Après sept mois de fermeture pour travaux, le trois-salles des Champs Élysées, exploité par Multiciné, rouvre ses portes en faisant un pas assumé vers le luxe.
Pour Louis et Samuel Merle, gérants du réseau Multiciné, la rénovation de l’Elysées Lincoln était incontournable. « On parle d’un cinéma qui, dans les années 70, réalisait 300 000 entrées, mais dont la fréquentation a baissé de 10 % par an, jusqu’à atteindre 38 000 entrées en 2024 », rappelle Louis Merle. Le site n’échappe en effet pas à la fuite des spectateurs de l’avenue mythique parisienne qui, parallèlement à la montée excessive des loyers, a conduit à la fermeture de l’UGC Normandie et des Gaumont Marignan et Ambassade. « Nous avons envisagé de fermer l’établissement, mais la culture ne peut disparaître des Champs-Élysées. Nous avons donc choisi de résister et d’imaginer un projet viable. »

Au total, 2 millions d’euros ont été investis dans cette rénovation intégrale, la première depuis 25 ans. Aidés de l’architecte Alain Balzac de l’atelier aBfM, les deux frères Merle ont, pendant un an et demi, conçu le nouveau design de l’établissement en s’inspirant de l’hôtellerie, de l’événementiel et du luxe. « Le but était de créer un lieu unique, aux influences multiples, mais dont l’ADN reste le cinéma art et essai. » Le hall est dépourvu de caisse – « à l’exception des périodes de forte affluence » –, le spectateur réservant sa place auprès d’un employé « en uniforme ». Une démarche empruntée à certaines boutiques comme les Apple Store où « l’accueil est entièrement personnalisé », et qui prend tout son sens aux Champs-Élysées : « Ici, les spectateurs aiment bien venir un peu en avance, prendre leur billet puis flâner dans le quartier. »
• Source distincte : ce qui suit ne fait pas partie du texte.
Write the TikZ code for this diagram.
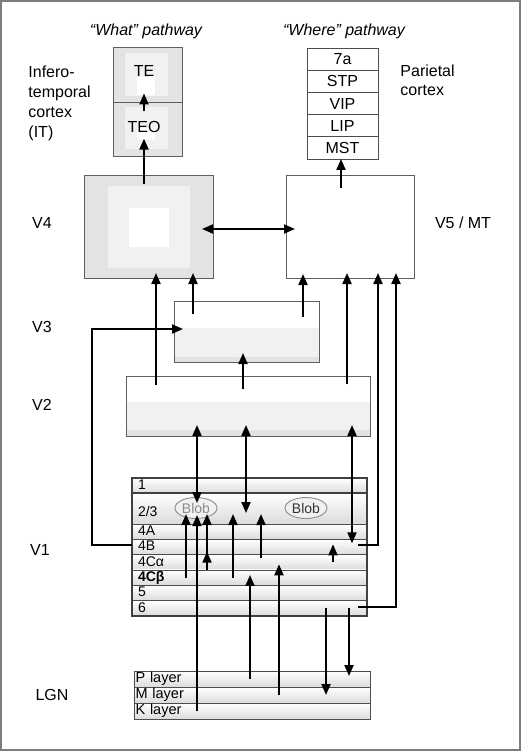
\documentclass[tikz,border=0pt]{standalone}
\usepackage{fontspec}
\setmainfont{Liberation Sans}
\usetikzlibrary{positioning, arrows.meta, shapes.geometric}

\definecolor{framegray}{RGB}{125,125,125}
\definecolor{edgegray}{RGB}{95,95,95}
\definecolor{areagray}{RGB}{227,227,227}
\definecolor{palegray}{RGB}{241,241,241}
\definecolor{stripgray}{RGB}{226,226,226}

\tikzset{
	area/.style={draw=edgegray, line width=0.9pt, rectangle, inner sep=0pt, outer sep=0pt},
	layer/.style={area, draw=black!70, top color=white, bottom color=black!14, align=left, text height=10pt, text depth=2.5pt, font=\fontsize{14}{14}\selectfont},
	cortexrow/.style={layer, text width=223pt, inner xsep=6pt, minimum height=15.33pt},
	lgnrow/.style={layer, text width=233pt, inner xsep=1.5pt, minimum height=16pt, font=\fontsize{14.5}{14.5}\selectfont},
	stackbox/.style={area, draw=black!70, fill=white, minimum width=71pt, minimum height=22.2pt},
	blob/.style={ellipse, draw=black!45, fill=black!6, minimum width=42pt, minimum height=21pt, inner sep=0pt, font=\fontsize{14}{14}\selectfont},
	lbl/.style={inner sep=0pt},
	head/.style={inner sep=0pt, font=\fontsize{16}{19}\selectfont\itshape},
	arr/.style={line width=2pt, -{Triangle[length=11pt, width=9pt]}},
	dblarr/.style={line width=2pt, {Triangle[length=11pt, width=9pt]}-{Triangle[length=11pt, width=9pt]}},
}

\begin{document}
\begin{tikzpicture}[x=1pt, y=-1pt, font=\fontsize{16}{19}\selectfont, line width=0.9pt]
	\useasboundingbox (0,0) rectangle (521,751);
	\draw[framegray, line width=1.6pt] (1,1) rectangle (520,750);

	% pathway headings
	\node[head] (what) at (146,31) {“What” pathway};
	\node[head] (where) at (344,31) {“Where” pathway};

	% inferotemporal cortex
	\node[area, fill=areagray, minimum width=69pt, minimum height=55pt, anchor=north west] (te) at (113,47) {};
	\node[area, fill=areagray, minimum width=69pt, minimum height=54pt, below=0pt of te] (teo) {};
	\fill[palegray] (125,53) rectangle (168,96);
	\fill[palegray] (125,107) rectangle (168,149);
	\fill[white] (137,77) rectangle (155,95);
	\fill[white] (137,128) rectangle (155,140);
	\node[lbl] (tetxt) at (144,70.5) {TE};
	\node[lbl] (teotxt) at (144,126.5) {TEO};
	\node[lbl, align=left, anchor=west, font=\fontsize{16}{20}\selectfont] (itlbl) at (28,103) {Infero-\\temporal\\cortex\\(IT)};

	% parietal cortex
	\node[stackbox, anchor=north west] (sevena) at (307,48) {7a};
	\node[stackbox, below=0pt of sevena] (stp) {STP};
	\node[stackbox, below=0pt of stp] (vip) {VIP};
	\node[stackbox, below=0pt of vip] (lip) {LIP};
	\node[stackbox, below=0pt of lip] (mst) {MST};
	\node[lbl, align=left, anchor=west] (parlbl) at (400,80.5) {Parietal\\cortex};

	% V4 and V5
	\node[area, fill=areagray, minimum width=129pt, minimum height=103pt, anchor=north west] (v4) at (84,175) {};
	\fill[palegray] (108,186) rectangle (190,268);
	\fill[white] (129,208) rectangle (169,247);
	\node[area, fill=white, minimum width=128pt, minimum height=103pt, anchor=north west] (v5) at (286,175) {};
	\node[lbl] (v4lbl) at (42,223) {V4};
	\node[lbl] (v5lbl) at (463,223) {V5 / MT};

	% V3 and V2
	\fill[palegray] (174,328) rectangle (319,362);
	\fill[stripgray] (174,357) rectangle (319,362);
	\node[area, minimum width=145pt, minimum height=61pt, anchor=north west] (v3) at (174,301) {};
	\fill[palegray] (126,402) rectangle (370,436);
	\fill[stripgray] (126,430) rectangle (370,436);
	\node[area, minimum width=244pt, minimum height=60pt, anchor=north west] (v2) at (126,376) {};
	\node[lbl] (v3lbl) at (42,327) {V3};
	\node[lbl] (v2lbl) at (42,405) {V2};

	% V1 layers
	\node[cortexrow, minimum height=15.3pt, anchor=north west] (l1) at (132,478) {1};
	\node[cortexrow, minimum height=30.7pt, below=0pt of l1] (l23) {\raisebox{-4pt}{2/3}};
	\node[cortexrow, below=0pt of l23] (l4a) {4A};
	\node[cortexrow, below=0pt of l4a] (l4b) {4B};
	\node[cortexrow, below=0pt of l4b] (l4ca) {4Cα};
	\node[cortexrow, below=0pt of l4ca] (l4cb) {\textbf{4Cβ}};
	\node[cortexrow, below=0pt of l4cb] (l5) {5};
	\node[cortexrow, below=0pt of l5] (l6) {6};
	\draw[black!75, line width=1.8pt] (l1.south west) -- (l1.south east);
	\draw[black!75, line width=1.3pt] (l1.north west) rectangle (l6.south east);
	\node[blob, text=black!45] (bloba) at (196,508) {Blob};
	\node[blob, text=black!80] (blobb) at (306,508) {Blob};
	\node[lbl] (v1lbl) at (40,550) {V1};

	% LGN layers
	\node[lgnrow, anchor=north west] (lp) at (134,671) {P layer};
	\node[lgnrow, below=0pt of lp] (lm) {M layer};
	\node[lgnrow, below=0pt of lm] (lk) {K layer};
	\node[lbl] (lgnlbl) at (52,695) {LGN};

	% higher areas
	\draw[arr, shorten <=9pt, shorten >=17pt] (teotxt.north) -- (tetxt.south);
	\draw[arr, shorten <=-9pt, shorten >=6pt] (144,0 |- v4.north) -- (teotxt.south);
	\draw[arr, shorten <=-13pt] (341,0 |- v5.north) -- (341,0 |- mst.south);
	\draw[dblarr, shorten <=-11pt, shorten >=-9pt] ([yshift=-2.5pt]v4.east) -- ([yshift=-2.5pt]v5.west);
	\draw[arr, shorten <=-9pt, shorten >=-5pt] (156,0 |- v2.north) -- (156,0 |- v4.south);
	\draw[arr, shorten <=-13pt, shorten >=-5pt] (193,0 |- v3.north) -- (193,0 |- v4.south);
	\draw[arr, shorten <=-13pt, shorten >=-9pt] (243,0 |- v2.north) -- (243,0 |- v3.south);
	\draw[arr, shorten <=-16pt, shorten >=-4pt] (303,0 |- v3.north) -- (303,0 |- v5.south);
	\draw[arr, shorten <=-8pt, shorten >=-5pt] (347,0 |- v2.north) -- (347,0 |- v5.south);

	% V1 to V2
	\draw[dblarr, shorten <=5pt, shorten >=-11pt] (197,0 |- bloba.center) -- (197,0 |- v2.south);
	\draw[dblarr, shorten <=11pt, shorten >=-11pt] (246,0 |- l23.south) -- (246,0 |- v2.south);
	\draw[dblarr, shorten <=-4pt, shorten >=-11pt] (352,0 |- l4b.north) -- (352,0 |- v2.south);

	% inside V1
	\draw[arr, shorten >=-9pt] (197,0 |- lk.center) -- (197,0 |- l23.south);
	\draw[arr, shorten >=-10pt] (186,0 |- l4cb.center) -- (186,0 |- l23.south);
	\draw[arr, shorten >=-3pt] (207,0 |- l4ca.south) -- (207,0 |- l4b.south);
	\draw[arr, shorten >=-10pt] (207,0 |- l4b.south) -- (207,0 |- l23.south);
	\draw[arr, shorten >=-10pt] (233,0 |- l4cb.center) -- (233,0 |- l23.south);
	\draw[arr, shorten <=-3pt, shorten >=-10pt] (261,0 |- l4ca.north) -- (261,0 |- l23.south);
	\draw[arr, shorten >=5pt] (250,0 |- lp.center) -- (250,0 |- l4cb.north);
	\draw[arr, shorten >=2pt] (279,0 |- lm.center) -- (279,0 |- l4ca.center);
	\draw[arr, shorten >=5pt] (333,0 |- l4ca.center) -- (333,0 |- l4b.north);

	% V1 outputs
	\draw[arr, shorten >=-5pt] ([xshift=-9pt, yshift=2pt]l4b.east) -| (378,0 |- v5.south);
	\draw[arr, shorten >=-5pt] ([xshift=-9pt, yshift=1pt]l6.east) -| (396,0 |- v5.south);
	\draw[arr] (326,0 |- l6.center) -- (326,0 |- lm.center);
	\draw[arr, shorten >=3pt] (349,0 |- l6.center) -- (349,0 |- lp.center);
	\draw[arr, shorten >=-9pt] ([yshift=2pt]l4b.west) -- ++(-40,0) |- ([yshift=2.5pt]v3.west);
\end{tikzpicture}
\end{document}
Du côté des salles, les jauges ont été largement réduites pour coller à l’ambition des Merle. La première (l’Auditorium) garde ses 145 places, mais la deuxième (le Studio) passe de 72 à 42 places, et la troisième (le Club) de 155 à 36 places. Cette baisse drastique est due à la diversification de cette salle désormais privatisable, pour des réunions ou encore des réceptions. Une fois ses sièges retirés, sa capacité peut être portée à 200 personnes debout ; de quoi organiser un cocktail et accueillir les spectateurs des deux autres salles lors des avant-premières. « Nous avons beaucoup travaillé avec KLS qui a conçu tous les fauteuils sur mesure. Pour la salle Club, le défi était de pouvoir les déplacer facilement afin de transformer entièrement l’espace en une heure. » Et pour convenir à la double activité de cette salle, son sol – contrairement à la moquette des deux autres – est en PVC acoustique.

La réouverture du Lincoln ce 1er octobre sera marquée par un festival du film libanais (9 au 16 octobre). Les frères entendent conserver la patte art et essai de leur circuit à travers une programmation articulée sur deux semaines, entre une sortie nationale et de plusieurs films de répertoire. Quelques blockbusters d’auteur – tels un Nolan, un Spielberg ou un Dune – pourront s’ajouter à la programmation, les Merle s’étant aperçus que leur diffusion aux 7 Parnassiens, lors de sa réouverture en 2021, y avait attiré « un public qui, naturellement, ne serait sans doute pas venu, nous permettant au final de gagner de nombreux spectateurs ». Les Merle prévoient également d’organiser des rencontres avec des cinéastes, y compris en journée, « afin de toucher un public qui ne fréquente pas les salles en soirée ».
À travers ce nouveau « rayonnement », les exploitants espèrent élargir leur public au-delà des 8ᵉ, 16ᵉ et 17ᵉ arrondissements, qui constituaient jusqu’alors leurs principales zones d’attraction. Les exploitants visent 50 000 entrées en vitesse de croisière, avec un plein tarif augmenté à « 14 ou 15 €, mais des cartes illimitées qui feront baisser le prix moyen », tout en comptant sur les privatisations du Club pour pérenniser leur cinéma. Une stratégie qui pourrait, à terme, être appliquée dans leurs deux autres établissements, les 5 Caumartin et les 7 Parnassiens, ayant terminé 2024 respectivement à 220 000 et 313 000 entrées.